Additionally, Mr Trump has signed a relatively low number of Bills when compared to other presidents, even at similar points in their terms.

While he can claim major legislative victories - on tax cuts and veterans' benefits - he has also been unable to deliver on other key campaign promises, like the border wall and repealing and replacing the Affordable Care Act.

What Trump said: "Thanks to the United States military and our partnership with many of your nations, I am pleased to report that the bloodthirsty killers known as ISIS have been driven out from the territory they once held in Iraq and Syria."

The facts: This is exaggerated.

Mr Trump's declaration of victory is slightly premature. The Islamic State in Iraq and Syria (ISIS) is down to its last 518 sq km, about 1 per cent of the territory it previously held in Iraq and Syria, The New York Times recently reported. Pentagon officials have stressed that their job is not done.

There are still "remaining pockets" of ISIS fighters in Syria and Iraq, and they continue to threaten the two countries' peace and security, Colonel Sean Ryan, a Defence Department spokesman, told reporters on Sept 18.

Defence Secretary Jim Mattis told reporters on Monday that US troops will continue to train and advise local security forces to make certain the Islamic State does not resurface. He said "fighting is ongoing" in Syria's Euphrates River Valley, where troops have battled the ISIS.

"I think that getting rid of the caliphate doesn't mean you then blindly say 'OK, we got rid of it', march out, and then wonder why the caliphate comes back,' Mr Mattis said.

"And how many times have we seen - look at even Iraq where they're still on the hunt for them. And they're still trying to come back."

What Trump said: "The UAE, Saudi Arabia, and Qatar have pledged billions of dollars to aid the people of Syria and Yemen, and they are pursuing multiple avenues to ending Yemen's horrible, horrific civil war."

The facts: This is misleading.

Mr Trump is right that the United Arab Emirates, Saudi Arabia and Qatar have contributed funds to ease humanitarian crises in Syria and Yemen. But his comment glosses over the three countries' roles in Yemen's civil war.

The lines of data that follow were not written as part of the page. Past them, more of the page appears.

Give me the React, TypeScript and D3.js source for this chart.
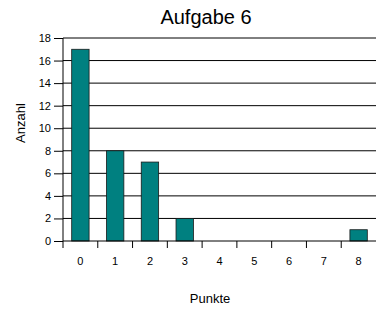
import React, { useEffect, useRef } from 'react';
import * as d3 from 'd3';

const punkte = ['0', '1', '2', '3', '4', '5', '6', '7', '8'];
const anzahl = [17, 8, 7, 2, 0, 0, 0, 0, 1];
const yTicks = [0, 2, 4, 6, 8, 10, 12, 14, 16, 18];

const App = () => {
  const svgRef = useRef<SVGSVGElement>(null);
  const width = 377;
  const height = 315;

  useEffect(() => {
    const svg = d3.select(svgRef.current);
    svg.selectAll('*').remove();

    const margin = { top: 38, right: 1, bottom: 74, left: 63 };
    const innerWidth = width - margin.left - margin.right;
    const innerHeight = height - margin.top - margin.bottom;

    const x = d3.scaleBand().domain(punkte).range([0, innerWidth]).paddingInner(0.5).paddingOuter(0.25);
    const xOuter = d3.scaleBand().domain(punkte).range([0, innerWidth]);
    const y = d3.scaleLinear().domain([0, 18]).range([innerHeight, 0]);

    const g = svg.append('g').attr('transform', `translate(${margin.left},${margin.top})`);

    // gridlines
    g.selectAll('.grid')
      .data(yTicks.filter(d => d > 0))
      .enter()
      .append('line')
      .attr('x1', 0)
      .attr('x2', innerWidth)
      .attr('y1', d => y(d))
      .attr('y2', d => y(d))
      .attr('stroke', '#000')
      .attr('stroke-width', 1);

    // bars
    g.selectAll('.bar')
      .data(anzahl)
      .enter()
      .append('rect')
      .attr('x', (d, i) => x(punkte[i]))
      .attr('y', d => y(d))
      .attr('width', x.bandwidth())
      .attr('height', d => innerHeight - y(d))
      .attr('fill', '#008080')
      .attr('stroke', '#1a1a1a')
      .attr('stroke-width', d => (d > 0 ? 0.8 : 0));

    // y axis
    const yAxis = g
      .append('g')
      .call(d3.axisLeft(y).tickValues(yTicks).tickSize(9).tickPadding(3));
    yAxis.select('.domain').attr('stroke', '#000').attr('d', `M0,${innerHeight}V0`);
    yAxis.selectAll('text').attr('font-family', 'Liberation Sans, Arial, sans-serif').attr('font-size', 11).attr('fill', '#000');

    // x axis
    const xAxis = g
      .append('g')
      .attr('transform', `translate(0,${innerHeight})`)
      .call(d3.axisBottom(xOuter).tickSize(0).tickPadding(16));
    xAxis.select('.domain').attr('stroke', '#000').attr('d', `M0,0H${innerWidth}`);
    xAxis.selectAll('text').attr('font-family', 'Liberation Sans, Arial, sans-serif').attr('font-size', 11).attr('fill', '#000');
    xAxis
      .selectAll('.sep')
      .data(punkte.map((p, i) => i))
      .enter()
      .append('line')
      .attr('x1', i => xOuter.step() * i)
      .attr('x2', i => xOuter.step() * i)
      .attr('y1', 0)
      .attr('y2', 7)
      .attr('stroke', '#000');

    svg
      .append('text')
      .attr('x', 206)
      .attr('y', 24)
      .attr('text-anchor', 'middle')
      .attr('font-family', 'Liberation Sans, Arial, sans-serif')
      .attr('font-size', 20)
      .text('Aufgabe 6');

    svg
      .append('text')
      .attr('transform', 'translate(25,123) rotate(-90)')
      .attr('text-anchor', 'middle')
      .attr('font-family', 'Liberation Sans, Arial, sans-serif')
      .attr('font-size', 13)
      .text('Anzahl');

    svg
      .append('text')
      .attr('x', 210)
      .attr('y', 303)
      .attr('text-anchor', 'middle')
      .attr('font-family', 'Liberation Sans, Arial, sans-serif')
      .attr('font-size', 13)
      .text('Punkte');
  }, []);

  return (
    <svg
      ref={svgRef}
      width={width}
      height={height}
      style={{ position: 'absolute', left: 0, top: 0, background: '#fff' }}
    ></svg>
  );
};

export default App;
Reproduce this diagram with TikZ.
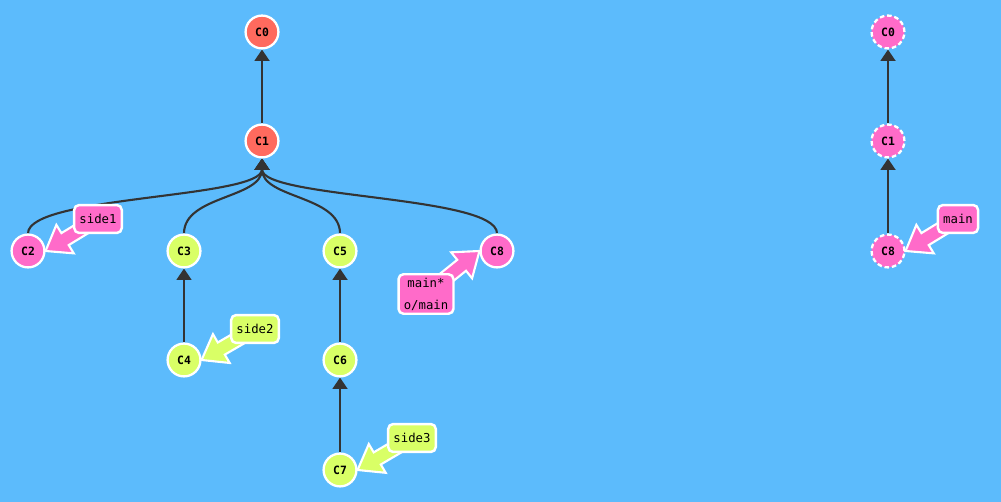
\documentclass[tikz,border=0pt]{standalone}
\usepackage{fontspec}
\setmonofont{DejaVu Sans Mono}
\usetikzlibrary{arrows.meta,calc}
\definecolor{Sky}{HTML}{5CBBFC}
\definecolor{Ink}{HTML}{333333}
\definecolor{Tomato}{HTML}{FF6A5E}
\definecolor{Pink}{HTML}{FF6BC9}
\definecolor{Lime}{HTML}{D9FF66}
\pgfdeclarelayer{back}
\pgfdeclarelayer{links}
\pgfdeclarelayer{ptrs}
\pgfdeclarelayer{tags}
\pgfsetlayers{back,links,main,ptrs,tags}
\tikzset{
  cmt/.style={circle, draw=white, line width=1.3pt, minimum size=18.7pt, inner sep=0pt,
              font=\ttfamily\bfseries\fontsize{6.5}{7}\selectfont},
  cmtred/.style={cmt, fill=Tomato},
  cmtpink/.style={cmt, fill=Pink},
  cmtgreen/.style={cmt, fill=Lime},
  ghost/.style={cmtpink, dash pattern=on 2.6pt off 1.6pt},
  tagbox/.style={draw=white, line width=1.4pt, rounded corners=2.8pt, align=center,
                 inner xsep=3pt, inner ysep=2pt, minimum height=15.9pt,
                 font=\ttfamily\fontsize{7}{12.5}\selectfont},
  tagpink/.style={tagbox, fill=Pink},
  taggreen/.style={tagbox, fill=Lime},
  edge/.style={-{Triangle[length=6.5pt,width=8.5pt]}, line width=1.2pt, draw=Ink},
  ptr/.style={draw=white, line width=1.2pt, line join=miter},
}
% fat pointer from a branch tag to its commit: tag, tip, colour
\newcommand{\branchptr}[3]{%
  \coordinate (neck) at ($(#2)!13pt!(#1)$);
  \filldraw[ptr, fill=#3] ($(#1)!4pt!90:(#2)$) -- ($(neck)!4pt!-90:(#1)$)
    -- ($(neck)!9.5pt!-90:(#1)$) -- (#2) -- ($(neck)!9.5pt!90:(#1)$)
    -- ($(neck)!4pt!90:(#1)$) -- ($(#1)!4pt!-90:(#2)$) -- cycle;
}

\begin{document}
\begin{tikzpicture}[x=0.02cm, y=-0.02cm]
  \useasboundingbox (0,0) rectangle (1001,502);
  \begin{pgfonlayer}{back}
    \fill[Sky] (0,0) rectangle (1001,502);
  \end{pgfonlayer}

  % left tree
  \node[cmtred] (C0) at (262,32) {C0};
  \node[cmtred] (C1) at (262,141) {C1};
  \node[cmtpink] (C2) at (28,251) {C2};
  \node[cmtgreen] (C3) at (184,251) {C3};
  \node[cmtgreen] (C4) at (184,360) {C4};
  \node[cmtgreen] (C5) at (340,251) {C5};
  \node[cmtgreen] (C6) at (340,360) {C6};
  \node[cmtgreen] (C7) at (340,470) {C7};
  \node[cmtpink] (C8) at (497,251) {C8};

  % right tree
  \node[ghost] (R0) at (888,32) {C0};
  \node[ghost] (R1) at (888,141) {C1};
  \node[ghost] (R8) at (888,251) {C8};

  \begin{pgfonlayer}{tags}
    \node[tagpink] (side1) at (98,219) {side1};
    \node[taggreen] (side2) at (255,329) {side2};
    \node[taggreen] (side3) at (412,438) {side3};
    \node[tagpink] (main) at (426,294) {main*\\o/main};
    \node[tagpink] (rmain) at (958,219) {main};
  \end{pgfonlayer}

  \begin{pgfonlayer}{links}
    \draw[edge] (C1) -- (C0);
    \draw[edge] (C2.north) .. controls +(0,-38) and +(0,40) .. (C1.south);
    \draw[edge] (C3.north) .. controls +(0,-38) and +(0,40) .. (C1.south);
    \draw[edge] (C5.north) .. controls +(0,-38) and +(0,40) .. (C1.south);
    \draw[edge] (C8.north) .. controls +(0,-38) and +(0,40) .. (C1.south);
    \draw[edge] (C4) -- (C3);
    \draw[edge] (C6) -- (C5);
    \draw[edge] (C7) -- (C6);
    \draw[edge] (R1) -- (R0);
    \draw[edge] (R8) -- (R1);
  \end{pgfonlayer}

  \begin{pgfonlayer}{ptrs}
    \branchptr{side1}{C2.east}{Pink}
    \branchptr{side2}{C4.east}{Lime}
    \branchptr{side3}{C7.east}{Lime}
    \branchptr{main}{C8.west}{Pink}
    \branchptr{rmain}{R8.east}{Pink}
  \end{pgfonlayer}
\end{tikzpicture}
\end{document}
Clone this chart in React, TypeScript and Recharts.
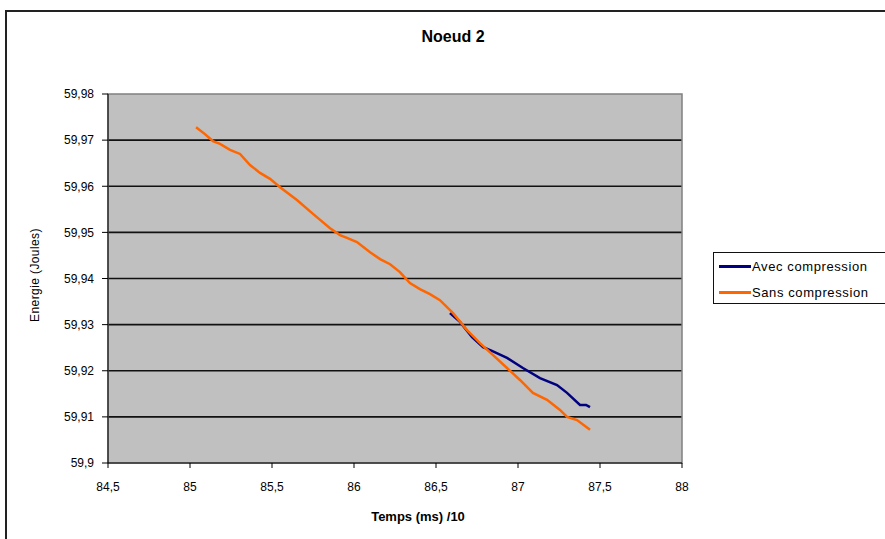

The governments of Saudi Arabia and the UAE are the top two donors to the United Nations' humanitarian response plan in Yemen, contributing nearly US$1 billion (S$1.36 billion) combined. Additionally, the two countries donated another US$375 million through other programmes, the data show.

Qatar also contributed US$500,000 to the UN response plan.

In Syria, Saudi Arabia donated US$18.6 million this year to the world body's humanitarian response plan and US$24.3 million in 2017. Qatar contributed US$2.2 million in 2018 and US$29.5 million last year, the same reports show.

Dollars aside, it's worth noting that the UN and human rights groups have said that the humanitarian crisis in Yemen has been exacerbated by the country's ongoing civil war.

A Saudi-led coalition - including the UAE and the US - has since 2015 fought Iranian-linked Houthi rebels who ousted the government of President Abed Rabbo Mansour Hadi of Yemen.

Qatar initially was part of the international coalition fighting the Houthi rebels, but was expelled last year after Riyadh accused the tiny nation of funding terrorism, cosying up to Iran and welcoming dissidents.

A report by UN investigators in August accused the Saudi-led coalition of potential war crimes, including charges of killing thousands of civilians in airstrikes, torturing detainees and conscripting child soldiers.

The same report also accused the Houthi rebels of possible war crimes.